L'internationalisation du yuan ne répond que partiellement au grand écart entre le poids de la Chine d'une part, la sous-évaluation et la non-convertibilité de sa monnaie d'autre part. La gestion du yuan/renminbi obéit à un principe de souveraineté monétaire absolue. La stratégie monétaire de la Chine vise une internationalisation progressive qui s'appuie sur la dynamique de développement du Sud et échappe à toute dépendance vis-à-vis de l'Occident.
La Chine associe l'intransigeance à propos de son empire intérieur et extérieur- du Tibet à Taïwan - à une défense intraitable de ses intérêts face aux Etats-Unis ou au sein des instances multilatérales (G20, OMC, FMI, Conférence de Copenhague). Elle refuse tout engagement sur la réduction des déséquilibres ou la prévention des risques systémiques, qu'elle assimile à des contraintes sur son développement. Elle joue par ailleurs de tous les instruments de sa nouvelle puissance. Elle use de l'arme financière à travers des prêts aux pays pauvres supérieurs à ceux de la Banque mondiale (110 milliards de dollars, contre 100 depuis 2009), mais aussi par des concours aux Etats européens surendettés et le rachat d'actifs stratégiques, à l'image de la prise de contrôle du port du Pirée par Cosco.

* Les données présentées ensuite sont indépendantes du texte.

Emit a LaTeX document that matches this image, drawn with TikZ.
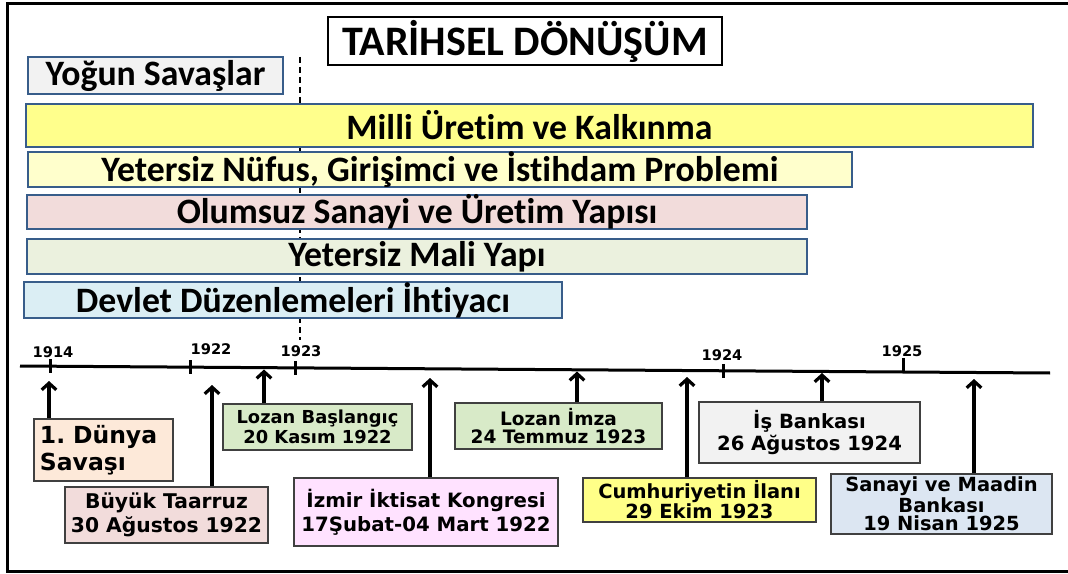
\documentclass[tikz,border=0pt]{standalone}
\usepackage{fontspec}
\newfontfamily\calfont[Ligatures=NoCommon]{Carlito}
\newfontfamily\verfont{DejaVu Sans}
\usetikzlibrary{arrows.meta}
\definecolor{barline}{RGB}{56,93,138}
\definecolor{boxline}{RGB}{64,64,64}
\definecolor{yogunc}{RGB}{242,242,242}
\definecolor{millic}{RGB}{255,255,140}
\definecolor{nufusc}{RGB}{255,255,204}
\definecolor{olumc}{RGB}{242,220,219}
\definecolor{malic}{RGB}{235,241,222}
\definecolor{devletc}{RGB}{219,238,244}
\definecolor{dunyac}{RGB}{253,233,217}
\definecolor{buyukc}{RGB}{242,220,219}
\definecolor{lozanc}{RGB}{216,234,200}
\definecolor{izmirc}{RGB}{255,226,255}
\definecolor{cumhc}{RGB}{255,255,136}
\definecolor{isc}{RGB}{242,242,242}
\definecolor{sanayic}{RGB}{220,230,242}
\tikzset{
  bar/.style={draw=barline, line width=1.5pt, inner sep=0pt,
    font=\calfont\bfseries\fontsize{26.8}{30}\selectfont},
  evbox/.style={draw=boxline, line width=0.9pt, inner sep=0pt, align=center},
  evfont/.style 2 args={font=\verfont\bfseries\fontsize{#1}{#2}\selectfont},
  arr/.style={line width=2.4pt, -{Straight Barb[length=5pt,width=11pt]}},
  yearlbl/.style={font=\verfont\bfseries\fontsize{11}{12}\selectfont, inner sep=0pt},
  yeartick/.style={line width=2.25pt},
  frameline/.style={line width=2.25pt},
  timeline/.style={line width=2.25pt},
  guideline/.style={line width=1.5pt, dash pattern=on 4.5pt off 3pt}
}
\begin{document}
\begin{tikzpicture}[x=0.75pt,y=-0.75pt]
\useasboundingbox (0,0) rectangle (1068,574);
\fill[white] (0,0) rectangle (1068,574);
% outer frame
\draw[frameline] (7,4) rectangle (1090,571);
% dashed guide
\coordinate (gA) at (300,57);
\coordinate (gB) at (300,340);
\draw[guideline] (gA) -- (gB);
% title
\node[draw=black, line width=1.1pt, fill=white, inner sep=0pt, minimum width=295.5pt, minimum height=36pt,
  font=\calfont\bfseries\fontsize{31.5}{34}\selectfont] (title) at (525,41) {TARİHSEL DÖNÜŞÜM};
% bars
\node[bar, fill=yogunc, minimum width=191.25pt, minimum height=27.75pt] (yogun) at (155.5,75.5) {Yoğun Savaşlar};
\node[bar, fill=millic, minimum width=755.25pt, minimum height=32.25pt] (milli) at (529.5,125.5) {Milli Üretim ve Kalkınma};
\node[bar, fill=nufusc, minimum width=618pt, minimum height=24.75pt] (nufus) at (440,169.5) {Yetersiz Nüfus, Girişimci ve İstihdam Problemi};
\node[bar, fill=olumc, minimum width=585pt, minimum height=25.5pt] (olum) at (417,212) {Olumsuz Sanayi ve Üretim Yapısı};
\node[bar, fill=malic, minimum width=585pt, minimum height=26.25pt] (mali) at (417,256.5) {Yetersiz Mali Yapı};
\node[bar, fill=devletc, minimum width=403.5pt, minimum height=27pt] (devlet) at (293,300) {Devlet Düzenlemeleri İhtiyacı};
% timeline
\coordinate (tlA) at (20,366);
\coordinate (tlB) at (1050,373);
\draw[timeline] (tlA) -- (tlB);
\draw[yeartick] (50,359.2) -- (50,373.2);
\draw[yeartick] (190,360.2) -- (190,374.2);
\draw[yeartick] (295,360.9) -- (295,374.9);
\draw[yeartick] (723,363.8) -- (723,377.8);
\draw[yeartick] (903,358) -- (903,372);
\node[yearlbl] (y1914) at (53,352) {1914};
\node[yearlbl] (y1922) at (211,349) {1922};
\node[yearlbl] (y1923) at (301,351) {1923};
\node[yearlbl] (y1924) at (722,355) {1924};
\node[yearlbl] (y1925) at (902,351) {1925};
% event boxes
\node[evbox, evfont={17.6}{20}, fill=dunyac, text width=95.25pt, align=left, inner xsep=4.5pt, minimum height=46.5pt] (dunya) at (103.5,450) {1.\ Dünya\\Savaşı};
\node[evbox, evfont={15.2}{18}, fill=buyukc, minimum width=152.25pt, minimum height=42pt] (buyuk) at (166.5,515) {Büyük Taarruz\\30 Ağustos 1922};
\node[evbox, evfont={13.4}{14.5}, fill=lozanc, minimum width=141.75pt, minimum height=34.5pt] (lozanb) at (317.5,427) {Lozan Başlangıç\\20 Kasım 1922};
\node[evbox, evfont={14.8}{18}, fill=izmirc, minimum width=198pt, minimum height=51pt] (izmir) at (426,512) {İzmir İktisat Kongresi\\17Şubat-04 Mart 1922};
\node[evbox, evfont={13.9}{14}, fill=lozanc, minimum width=155.25pt, minimum height=34.5pt] (lozani) at (558.5,426) {Lozan İmza\\24 Temmuz 1923};
\node[evbox, evfont={14.6}{15}, fill=cumhc, minimum width=174.75pt, minimum height=33pt] (cumh) at (699.5,500) {Cumhuriyetin İlanı\\29 Ekim 1923};
\node[evbox, evfont={14.7}{16.5}, fill=isc, minimum width=165.75pt, minimum height=45.75pt] (isb) at (809.5,432.5) {İş Bankası\\26 Ağustos 1924};
\node[evbox, evfont={14.6}{13.8}, fill=sanayic, minimum width=165.75pt, minimum height=45pt] (sanayi) at (941.5,504) {Sanayi ve Maadin\\Bankası\\19 Nisan 1925};
% arrow tips
\coordinate (t1) at (49,381);
\coordinate (t2) at (212,385);
\coordinate (t3) at (264,369.5);
\coordinate (t4) at (430,378);
\coordinate (t5) at (577,371.5);
\coordinate (t6) at (687,377);
\coordinate (t7) at (822,373);
\coordinate (t8) at (974,379);
\draw[arr] (dunya.north -| t1) -- (t1);
\draw[arr] (buyuk.north -| t2) -- (t2);
\draw[arr] (lozanb.north -| t3) -- (t3);
\draw[arr] (izmir.north -| t4) -- (t4);
\draw[arr] (lozani.north -| t5) -- (t5);
\draw[arr] (cumh.north -| t6) -- (t6);
\draw[arr] (isb.north -| t7) -- (t7);
\draw[arr] (sanayi.north -| t8) -- (t8);
\end{tikzpicture}
\end{document}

Les révolutions tunisienne et égyptienne ravivent le spectre de Tiananmen. Le premier défi de la Chine reste politique, lié à son rapport à la liberté. En 1989, le soulèvement d'une jeunesse étudiante avide d'émancipation entra en résonance avec une hausse des prix de près de 20 % pour provoquer la révolution mort-née de Tiananmen. Aujourd'hui, la révolte des peuples s'étend dans le monde arabo-musulman. Il reste peu probable qu'elle déstabilise le total-capitalisme de Pékin. Les nouvelles classes moyennes chinoises sont confrontées au contrôle de la société par l'Etat, au verrouillage d'Internet, à la corruption. Mais la dynamique du développement et le sentiment nationaliste, tendu vers la réunification avec Taïwan, assurent la légitimité du Parti communiste. La nomenklatura déjoue le piège de l'immobilisme en renouvelant régulièrement sa direction collégiale. Le souvenir des violences de la Révolution culturelle demeure dissuasif. Cependant, les soulèvements de la liberté déstabilisent le consensus de Pékin, qui érigeait les régimes autoritaires en meilleurs alliés du capitalisme. A l'ère de la mondialisation, la liberté n'est pas un préalable au développement. A l'inverse, la croissance ne peut servir de substitut à la liberté, qui demeure à long terme le meilleur garant de la stabilité. En Chine aussi.